In India, there are two Depositories – National Securities Depository Limited (NSDL) and Central Depository Services Limited (CDSL). Each depository has a network of depository participants which are the link between depositories and companies that issue securities. A DP can be a financial institution, bank, brokerage house, etc. registered with the Securities and Exchange Board of India (SEBI). An investor opens a Demat account with a DP. The name of the DP and the DP ID needs to be specified on the form.
the subscription list for public issues has to be kept open for at least three working days. Also, it cannot exceed ten working days. In case of a book building issue, the IPO remains open for three to seven days. This can be extended by three days if the price band is revised.
When a company is issuing shares for the first time to the investors via IPO then the company has to inform few details. Market Lot size and the Minimum order quantity are such details.
Market Lot size means that the investors has to apply for the shares in multiples of this lot size. For example Lot size is 10, then the investors can submit IPO application in multiple of 10 and cannot submit to any other number of shares other than the multiple of 10.
Minimum Order Quantity means that the Minimum number of shares that investors has to apply in order to apply for the IPO issue of the company. Below this number the investors cannot apply.
No. You cannot apply in an IPO through multiple applications with the same name. If an investor tries doing it, then all the applications made under the same name will be rejected. Another way of doing this is to apply in the name of different family members. Just remember that the applicant should have a Demat account and PAN.
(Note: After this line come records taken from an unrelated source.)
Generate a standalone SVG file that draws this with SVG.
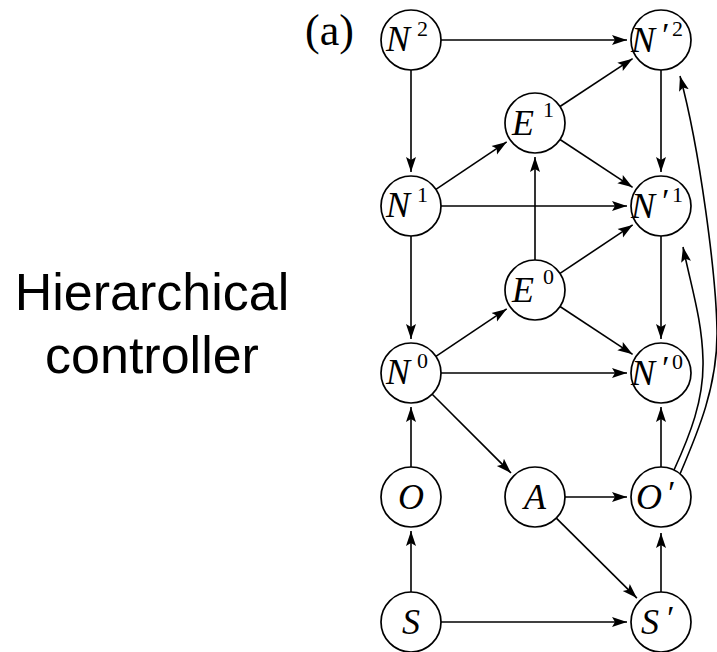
<svg xmlns="http://www.w3.org/2000/svg" width="717" height="652" viewBox="0 0 717 652">
  <style>
    .node circle { fill: #fff; stroke: #000; stroke-width: 1.7; }
    .lbl { font-family: "Liberation Serif", "DejaVu Serif", serif; font-style: italic; font-size: 36px; fill: #000; }
    .sup { font-family: "Liberation Serif", "DejaVu Serif", serif; font-style: normal; font-size: 22px; fill: #000; }
    .pr { font-family: "Liberation Serif", "DejaVu Serif", serif; font-style: italic; font-size: 34px; fill: #000; }
    .edges path { fill: none; stroke: #000; stroke-width: 1.6; marker-end: url(#arrow); }
    .title { font-family: "Liberation Sans", Arial, sans-serif; font-size: 52px; fill: #000; text-anchor: middle; }
    .tag { font-family: "Liberation Serif", "DejaVu Serif", serif; font-size: 44px; fill: #000; }
  </style>
  <defs>
    <marker id="arrow" markerUnits="userSpaceOnUse" markerWidth="18" markerHeight="14" viewBox="0 -7 18 14" refX="15" refY="0" orient="auto">
      <path d="M0,-5 L15,0 L0,5 L3,0 Z" fill="#000"/>
    </marker>
  </defs>
  <rect width="717" height="652" fill="#fff"/>

  <text class="title" x="152" y="310">Hierarchical</text>
  <text class="title" x="152" y="373">controller</text>
  <text class="tag" x="305" y="45">(a)</text>

  <!-- connectors -->
  <g class="edges" id="edges">
    <path d="M441,40 L627,40"/>
    <path d="M411,70 L411,172"/>
    <path d="M435.9,189.3 L506.7,141.9"/>
    <path d="M560,106.5 L632.6,58.7"/>
    <path d="M560,139.5 L632.6,187.3"/>
    <path d="M441,206 L627,206"/>
    <path d="M535,260 L535,157"/>
    <path d="M661,70 L661,172"/>
    <path d="M411,236 L411,339"/>
    <path d="M435.9,356.3 L506.7,308.9"/>
    <path d="M560,273.4 L632.7,224.9"/>
    <path d="M560,306.5 L632.6,354.3"/>
    <path d="M441,373 L627,373"/>
    <path d="M661,236 L661,339"/>
    <path d="M411,467 L411,407"/>
    <path d="M432.2,394.2 L511,473"/>
    <path d="M565,497 L627,497"/>
    <path d="M556.3,518.1 L636.9,598.1"/>
    <path d="M661,467 L661,407"/>
    <path d="M411,592 L411,531"/>
    <path d="M441,622 L627,622"/>
    <path d="M661,592 L661,533"/>
    <path d="M680,474 C698,432 718,385 717,330 S700,150 680,76"/>
    <path d="M674,470 C690,435 704,400 703,360 S692,290 683,247"/>
  </g>

  <!-- nodes -->
  <g class="node" id="N2">
    <circle cx="411" cy="40" r="30"/>
    <text class="lbl" x="386" y="51">N</text><text class="sup" x="417" y="36">2</text>
  </g>
  <g class="node" id="Np2">
    <circle cx="661" cy="40" r="30"/>
    <text class="lbl" x="631" y="52">N</text><text class="pr" x="660" y="46">′</text><text class="sup" x="672" y="36">2</text>
  </g>
  <g class="node" id="E1">
    <circle cx="535" cy="123" r="30"/>
    <text class="lbl" x="512" y="135">E</text><text class="sup" x="543" y="117">1</text>
  </g>
  <g class="node" id="N1">
    <circle cx="411" cy="206" r="30"/>
    <text class="lbl" x="386" y="217">N</text><text class="sup" x="417" y="202">1</text>
  </g>
  <g class="node" id="Np1">
    <circle cx="661" cy="206" r="30"/>
    <text class="lbl" x="631" y="218">N</text><text class="pr" x="660" y="212">′</text><text class="sup" x="672" y="202">1</text>
  </g>
  <g class="node" id="E0">
    <circle cx="535" cy="290" r="30"/>
    <text class="lbl" x="512" y="302">E</text><text class="sup" x="543" y="284">0</text>
  </g>
  <g class="node" id="N0">
    <circle cx="411" cy="373" r="30"/>
    <text class="lbl" x="386" y="384">N</text><text class="sup" x="417" y="368">0</text>
  </g>
  <g class="node" id="Np0">
    <circle cx="661" cy="373" r="30"/>
    <text class="lbl" x="631" y="385">N</text><text class="pr" x="660" y="379">′</text><text class="sup" x="672" y="369">0</text>
  </g>
  <g class="node" id="O">
    <circle cx="411" cy="497" r="30"/>
    <text class="lbl" x="411" y="509" text-anchor="middle">O</text>
  </g>
  <g class="node" id="A">
    <circle cx="535" cy="497" r="30"/>
    <text class="lbl" x="535" y="509" text-anchor="middle">A</text>
  </g>
  <g class="node" id="Op">
    <circle cx="661" cy="497" r="30"/>
    <text class="lbl" x="636" y="509">O</text><text class="pr" x="666" y="504">′</text>
  </g>
  <g class="node" id="S">
    <circle cx="411" cy="622" r="30"/>
    <text class="lbl" x="411" y="634" text-anchor="middle">S</text>
  </g>
  <g class="node" id="Sp">
    <circle cx="661" cy="622" r="30"/>
    <text class="lbl" x="641" y="634">S</text><text class="pr" x="665" y="629">′</text>
  </g>
</svg>
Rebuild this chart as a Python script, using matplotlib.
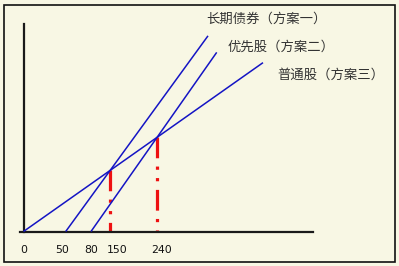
import matplotlib
matplotlib.use("Agg")
import matplotlib.pyplot as plt
from matplotlib.patches import Rectangle

# ---- data (schematic units: EBIT axis position, EPS axis position) ----
series_names = ["长期债券（方案一）", "优先股（方案二）", "普通股（方案三）"]
x_intercepts = [42.2, 67.5, 0.0]      # where each EPS line meets the EBIT axis
slopes = [1.375, 1.425, 0.705]        # EPS per unit EBIT
x_ends = [184.5, 193.2, 239.5]        # right end of each line
label_x = [182.5, 204.2, 253.8]
label_y = [213.2, 185.0, 157.2]

tick_pos = [0.5, 38.2, 67.5, 93.8, 138.2]
tick_labels = ["0", "50", "80", "150", "240"]

W, H = 399, 266
bg = "#F8F7E4"
blue = "#1414C4"

fig = plt.figure(figsize=(W / 100, H / 100), dpi=100, facecolor=bg)
fig.patches.append(Rectangle((3.5 / W, 4.5 / H), 391 / W, 257 / H, transform=fig.transFigure,
                             fill=False, edgecolor="#111111", linewidth=1.2))

ax = fig.add_axes([20 / W, 34.5 / H, 293 / W, 208 / H])
ax.set_facecolor("none")
ax.set_xlim(-3.5, 289.5)
ax.set_ylim(0, 208)

for s in ["top", "right"]:
    ax.spines[s].set_visible(False)
ax.spines["left"].set_position(("data", 0))
for s in ["left", "bottom"]:
    ax.spines[s].set_linewidth(1.6)
    ax.spines[s].set_color("#1a1a1a")
ax.set_yticks([])
ax.set_xticks(tick_pos, tick_labels)
ax.tick_params(axis="x", length=0, pad=9.5, labelsize=7.8, labelcolor="#111111")
for t in ax.get_xticklabels():
    t.set_fontfamily("DejaVu Sans")

# lines
for b, m, xe in zip(x_intercepts, slopes, x_ends):
    ax.plot([b, xe], [0, m * (xe - b)], color=blue, linewidth=1.1, solid_capstyle="butt", zorder=3)

# intersections of 方案三 with 方案一 and 方案二 -> red dash-dot lines
b3, m3 = x_intercepts[2], slopes[2]
for b, m in zip(x_intercepts[:2], slopes[:2]):
    xi = (m * b - m3 * b3) / (m - m3)
    yi = m3 * (xi - b3)
    ax.plot([xi, xi], [yi, 0], color="#EE1111", linewidth=2.3,
            linestyle=(0, (6.5, 2.6, 1, 2.6, 1, 2.7)), dash_capstyle="butt", zorder=2,
            clip_on=False)

for name, lx, ly in zip(series_names, label_x, label_y):
    ax.text(lx, ly, name, fontsize=9.6, color="#333333", va="center", ha="left",
            family=["Noto Sans CJK SC", "DejaVu Sans"], clip_on=False)

fig.savefig("out.png", dpi=100, facecolor=bg)
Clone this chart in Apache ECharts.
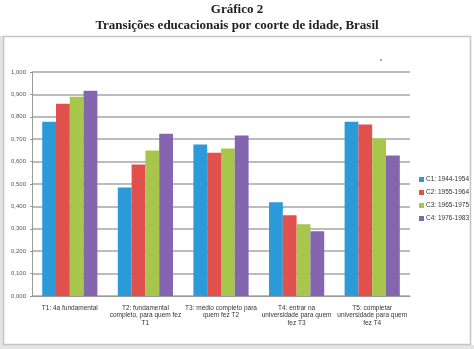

The Registrar of an IPO publishes a document to stock exchanges and investors providing information about the final price of the IPO, demand or bidding information, and the share allocation ratio. This document is called the Basis of Allotment or Basis of Allocation. It is important to remember that this document is categorized based on the categories of investors and the number of shares applied for. Investors can get a detailed view of the IPO including information regarding the total number of valid applications received and allocation details.
An important element of this document is the ratio of allotment that can tell an investor if the IPO has been oversubscribed and by how many times. This is important because investors can assess the number of applicants that will receive allotment from the total number of applicants. For example, if the ratio of allotment is 1:5, then one out of every five applicants will receive one lot of shares. Also, if the value of this ratio is FIRM, then all applicants definitely receive some shares.
First, an Anchor Investor falls under the category of a Qualified Institutional Buyer or QIB. Here are some differences:
The Anchor Investor needs to apply for shares worth more than Rs.10 crore
The bidding price is different for anchor investors and QIBs
Of the total QIB allocation, 60% is reserved for anchor investors
Anchor investors are not allowed to sell their shares up to 30 days from the date of allotment of the said shares via an IPO
One important aspect of an anchor investor is that if the cut-off price is lower than the bid price of an anchor investor, the excess amount is not refunded to them. Since they invest more than Rs.10 crore, their participation encourages smaller investors to apply.
An initial public offering (IPO) is the process of a company first selling its shares to the public. These shares are initially issued in the primary market at an offering price determined by the lead underwriter.
The primary market consists of a syndicate of investment banks and broker-dealers that the lead underwriter assembles and that allocate shares to institutional and individual investors. Being allocated shares at the offering price is referred to as participating in the IPO. Participation in the IPO happens before the security is first traded on any of the stock markets.